2. Barbara Gordon Batgirl/ Oracle
Barbara Gordon is the definitive Batgirl, who has a rich and interesting history. Comissioner Gordon’s daughter fought alongside Batman and Dick Grayson (before he became Nightwing) to protect Gotham. Then came The Killing Joke, where in a move Alan Moore himself regrets, the Joker tortured her and left her permanently in a wheelchair. Many were angry at how Barbara got humiliated and depowered to further a man’s story- and as much as I love V for Vendetta and Evie, I agree because this permanent depowering thing is just not something that happens to male superheroes and reducing Barbara to nothing more than a victim and a pawn to be pushed around and broken in a man’s story was a dreadful way to treat her.
Thankfully, Babsy was always a fighter and didn’t let this trauma stop her from fighting crime. She became The Oracle, a brilliant researcher who used her brains to solve crime and was the most high profile disabled superhero, proving you don’t need to be able bodied to protect the people you care about.
Later on, she hit her golden age in The New 52 where Gail Simone took the reigns. Here she once again wore the cowl. She is a brilliant character- strong, kind and more empathetic than the brooding Batman, learning to find her feet once again. As well as Jessica Jones, she is one of the only superheroes to deal with PTSD.
Her comics were also great because of her relationships with other great female heroes; Knightfall was a brilliant antagonist and archnemesis; and I loved when she teamed up with Catwoman and Batwoman, as both their characters shone. and even Lois Lane was pretty awesome in her cameo. And Batgirl is also revolutionary in that it has one of the first positively represented trans woman as her roomate. All in all, a pretty great woman friendly heroine.
I don’t care if the series/movies were called Kickass, Hitgirl was the best thing about it and everyone knows it.

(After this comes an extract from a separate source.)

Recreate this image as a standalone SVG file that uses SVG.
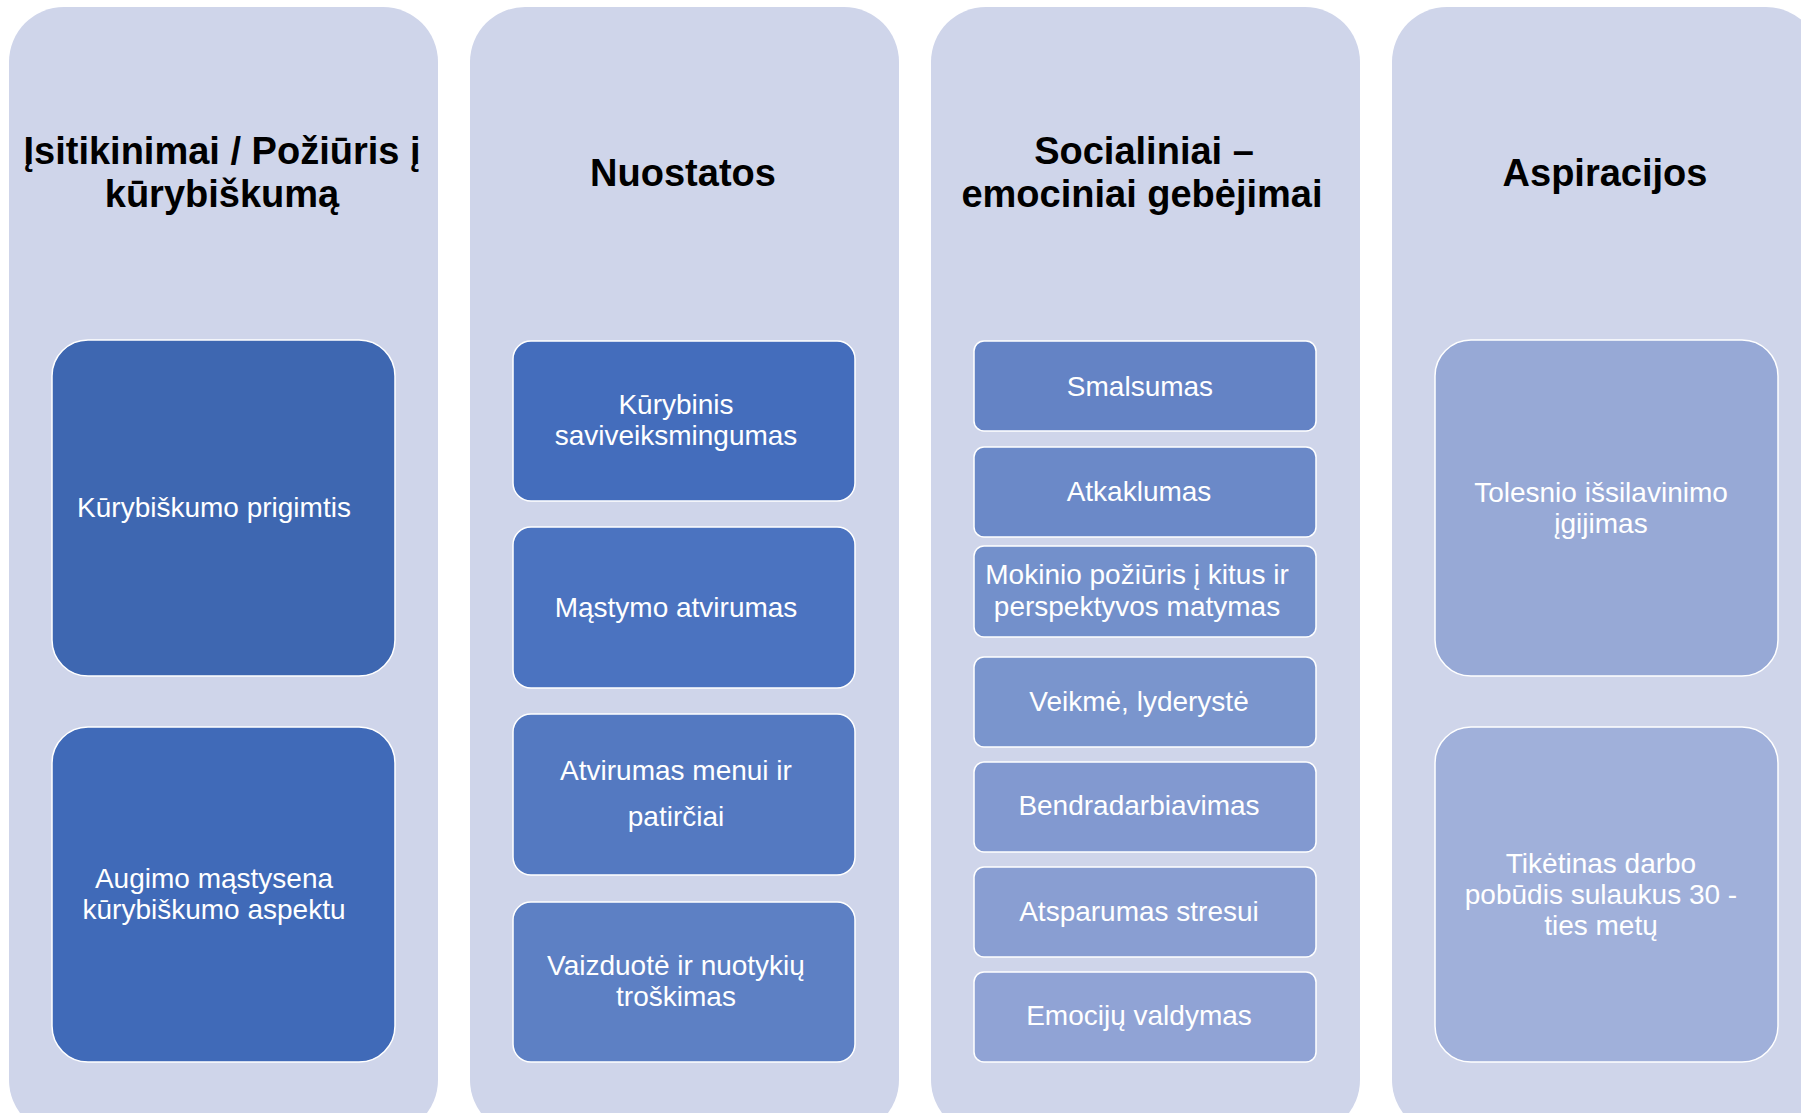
<svg xmlns="http://www.w3.org/2000/svg" width="1801" height="1113" viewBox="0 0 1801 1113">
<style>
.col{fill:#CFD5EA;}
.hdr{font-family:"Liberation Sans",Arial,sans-serif;font-weight:bold;font-size:38px;fill:#000;text-anchor:middle;}
.box{stroke:#FFFFFF;stroke-width:1.5;}
.lbl{font-family:"Liberation Sans",Arial,sans-serif;font-size:28px;fill:#FFFFFF;text-anchor:middle;}
</style>
<rect width="1801" height="1113" fill="#FFFFFF"/>
<g id="col1">
<rect class="col" x="9" y="7" width="429" height="1128" rx="55" ry="55"/>
<text class="hdr" x="222" y="164">Įsitikinimai / Požiūris į</text>
<text class="hdr" x="222" y="207">kūrybiškumą</text>
</g>
<g id="col2">
<rect class="col" x="470" y="7" width="429" height="1128" rx="55" ry="55"/>
<text class="hdr" x="683" y="186">Nuostatos</text>
</g>
<g id="col3">
<rect class="col" x="931" y="7" width="429" height="1128" rx="55" ry="55"/>
<text class="hdr" x="1144" y="164">Socialiniai –</text>
<text class="hdr" x="1142" y="207">emociniai gebėjimai</text>
</g>
<g id="col4">
<rect class="col" x="1392" y="7" width="429" height="1128" rx="55" ry="55"/>
<text class="hdr" x="1605" y="186">Aspiracijos</text>
</g>
<g id="connectors"></g>
<g id="n-c1-1">
<rect class="box" x="52" y="340" width="343" height="336" rx="36" fill="#3E67B1"/>
<text class="lbl" x="214" y="517">Kūrybiškumo prigimtis</text>
</g>
<g id="n-c1-2">
<rect class="box" x="52" y="727" width="343" height="335" rx="36" fill="#406AB8"/>
<text class="lbl" x="214" y="888">Augimo mąstysena</text>
<text class="lbl" x="214" y="919">kūrybiškumo aspektu</text>
</g>
<g id="n-c2-1">
<rect class="box" x="513" y="341" width="342" height="160" rx="18" fill="#446DBC"/>
<text class="lbl" x="676" y="414">Kūrybinis</text>
<text class="lbl" x="676" y="445">saviveiksmingumas</text>
</g>
<g id="n-c2-2">
<rect class="box" x="513" y="527" width="342" height="161" rx="18" fill="#4B73C0"/>
<text class="lbl" x="676" y="617">Mąstymo atvirumas</text>
</g>
<g id="n-c2-3">
<rect class="box" x="513" y="714" width="342" height="161" rx="18" fill="#5479C1"/>
<text class="lbl" x="676" y="780">Atvirumas menui ir</text>
<text class="lbl" x="676" y="826">patirčiai</text>
</g>
<g id="n-c2-4">
<rect class="box" x="513" y="902" width="342" height="160" rx="18" fill="#5D80C4"/>
<text class="lbl" x="676" y="975">Vaizduotė ir nuotykių</text>
<text class="lbl" x="676" y="1006">troškimas</text>
</g>
<g id="n-c3-1">
<rect class="box" x="974" y="341" width="342" height="90" rx="10" fill="#6483C5"/>
<text class="lbl" x="1140" y="396">Smalsumas</text>
</g>
<g id="n-c3-2">
<rect class="box" x="974" y="447" width="342" height="90" rx="10" fill="#6B89C8"/>
<text class="lbl" x="1139" y="501">Atkaklumas</text>
</g>
<g id="n-c3-3">
<rect class="box" x="974" y="546" width="342" height="91" rx="10" fill="#7390CB"/>
<text class="lbl" x="1137" y="584">Mokinio požiūris į kitus ir</text>
<text class="lbl" x="1137" y="616">perspektyvos matymas</text>
</g>
<g id="n-c3-4">
<rect class="box" x="974" y="657" width="342" height="90" rx="10" fill="#7A95CD"/>
<text class="lbl" x="1139" y="711">Veikmė, lyderystė</text>
</g>
<g id="n-c3-5">
<rect class="box" x="974" y="762" width="342" height="90" rx="10" fill="#8299D0"/>
<text class="lbl" x="1139" y="815">Bendradarbiavimas</text>
</g>
<g id="n-c3-6">
<rect class="box" x="974" y="867" width="342" height="90" rx="10" fill="#899ED2"/>
<text class="lbl" x="1139" y="921">Atsparumas stresui</text>
</g>
<g id="n-c3-7">
<rect class="box" x="974" y="972" width="342" height="90" rx="10" fill="#90A3D5"/>
<text class="lbl" x="1139" y="1025">Emocijų valdymas</text>
</g>
<g id="n-c4-1">
<rect class="box" x="1435" y="340" width="343" height="336" rx="36" fill="#97A9D6"/>
<text class="lbl" x="1601" y="502">Tolesnio išsilavinimo</text>
<text class="lbl" x="1601" y="533">įgijimas</text>
</g>
<g id="n-c4-2">
<rect class="box" x="1435" y="727" width="343" height="335" rx="36" fill="#A0B0DA"/>
<text class="lbl" x="1601" y="873">Tikėtinas darbo</text>
<text class="lbl" x="1601" y="904">pobūdis sulaukus 30 -</text>
<text class="lbl" x="1601" y="935">ties metų</text>
</g>
</svg>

A 12 year old badass whose been trained by her father, she’s old beyond her age and is always struggling between being the ferocious stoic assassin and the more vulnerable little girl. I always see Hitgirl as what could have been if Leon went through with training Mathilda in Leon: The Professional . Seriously Leon, I don’t care if things didn’t work out with you and your pot-plant (makes sense in context), you should have trained her because it would have been awesome.